Simon Boffen, Manager Strategic Projects bei acatech und stellv. Leiter der MISSION KI, stellte dem Lenkungskreis Digitale Vernetzung diese im Mai 2023 gestartete Initiative vor. Sie habe das Ziel, über konkrete praktische Ansätze die Wettbewerbsfähigkeit Deutschlands im Bereich KI zu stärken und werde als Hebelprojekt der Digitalstrategie des Bundes vom BMDV bis Ende 2025 mit einem Volumen von 32,5 Millionen Euro gefördert und von acatech umgesetzt. Boffen: „Ein wesentliche Grundlage der MISSION KI ist die Zusammenführung verschiedener Akteure aus Wissenschaft, Wirtschaft, Zivilgesellschaft und Politik, um bestehende Initiativen und Kooperationen zu identifizieren, weiterzuentwickeln und gemeinsam Fortschritte für den KI-Standort Deutschland zu erzielen.“

"Wir planen die Eröffnung von zwei KI-Zentren, als Anlaufstelle für regionale Unternehmen sowie als Erlebnisraum für die breite Öffentlichkeit."

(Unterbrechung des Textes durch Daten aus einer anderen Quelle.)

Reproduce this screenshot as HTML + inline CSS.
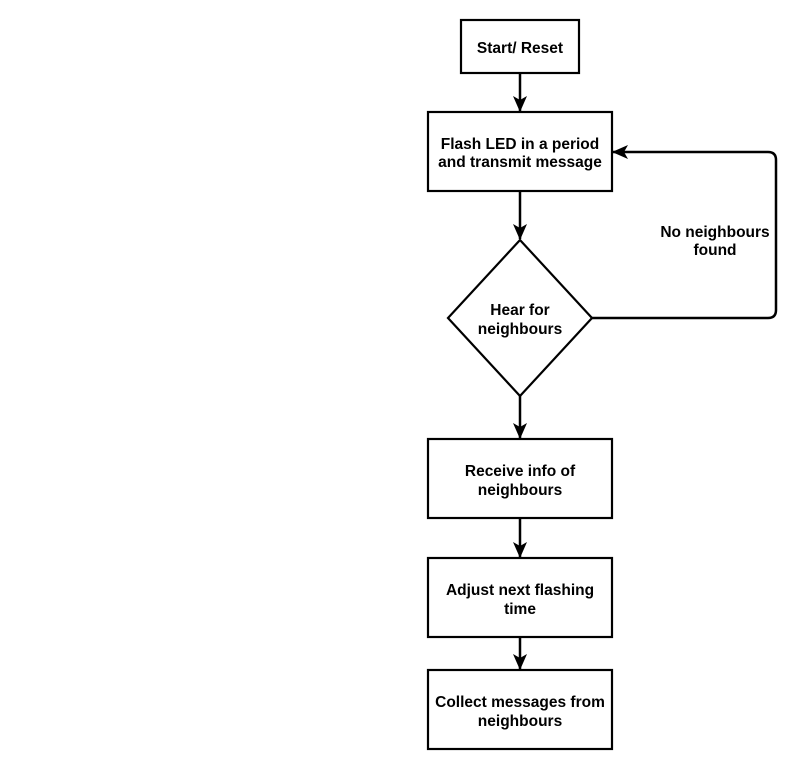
<!DOCTYPE html>
<html><head><style>body{margin:0;background:#fff}</style></head><body>
<svg width="793" height="760" xmlns="http://www.w3.org/2000/svg" font-family="Liberation Sans, sans-serif" font-weight="bold" font-size="15.5" text-anchor="middle">
<defs>
<marker id="b" markerWidth="16" markerHeight="16" refX="15" refY="8" orient="auto" markerUnits="userSpaceOnUse"><path d="M0,1 L16,8 L0,15 L4,8 z" fill="#000"/></marker></defs>
<g fill="#fff" stroke="#000" stroke-width="2.2">
<rect x="461" y="20" width="118" height="53"/>
<rect x="428" y="112" width="184" height="79"/>
<polygon points="520,240 592,318 520,396 448,318"/>
<rect x="428" y="439" width="184" height="79"/>
<rect x="428" y="558" width="184" height="79"/>
<rect x="428" y="670" width="184" height="79"/>
</g>
<g stroke="#000" stroke-width="2.5" fill="none">
<line x1="520" y1="73" x2="520" y2="111" marker-end="url(#b)"/>
<line x1="520" y1="191" x2="520" y2="239" marker-end="url(#b)"/>
<line x1="520" y1="396" x2="520" y2="438" marker-end="url(#b)"/>
<line x1="520" y1="518" x2="520" y2="557" marker-end="url(#b)"/>
<line x1="520" y1="637" x2="520" y2="669" marker-end="url(#b)"/>
<path d="M592,318 H768 Q776,318 776,310 V160 Q776,152 768,152 H613" marker-end="url(#b)"/>
</g>
<text x="520" y="53">Start/ Reset</text>
<text x="520" y="149">Flash LED in a period</text>
<text x="520" y="167">and transmit message</text>
<text x="520" y="315">Hear for</text>
<text x="520" y="334">neighbours</text>
<text x="715" y="237">No neighbours</text>
<text x="715" y="255">found</text>
<text x="520" y="476">Receive info of</text>
<text x="520" y="495">neighbours</text>
<text x="520" y="595">Adjust next flashing</text>
<text x="520" y="614">time</text>
<text x="520" y="707">Collect messages from</text>
<text x="520" y="726">neighbours</text>
</svg>
</body></html>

Die Initiative fokussiert sich auf drei Säulen:

1. Verbesserung der Datenbasis für KI: Es wird angestrebt, Datenräume zu Stärken und zu Vernetzen. Hierbei wird an der Umsetzung von technischen Lösungen und Governance-Modellen gearbeitet, um Innovationen zu fördern.

2. Stärkung der Entwicklung vertrauenswürdiger KI: Ziel ist die Entwicklung eines freiwilligen Mindeststandards für die Qualität von KI-Anwendungen die ein geringes Risiko tragen – anschlussfähig an den EU AI Act. Testverfahren – zum Teil auch automatisiert - sollen die Qualität der Anwendungen prüfbar und so aus vertrauenswürdiger KI einen Wettbewerbsvorteil machen.

3. Unterstützung des Wachstums von KI-Innovationen: Das Wachstum von KI-Innovationen soll beschleunigt werden. Dazu gehören strukturierte Matchmaking-Programme, die mittelständische Unternehmen mit Start-ups zusammenbringen sowie ein Gründungsprogramm für Promovierende.

„Wir planen die Eröffnung von zwei KI-Zentren, als Anlaufstelle für regionale Unternehmen sowie als Erlebnisraum für die breite Öffentlichkeit. Eines befindet sich in Kaiserslautern und wurde bereits im Juli eröffnet. Das zweite wird Anfang 2025 am Deutschen Technikmuseum in Berlin eröffnet und soll ein breiteres Publikum ansprechen“, erklärte Boffen.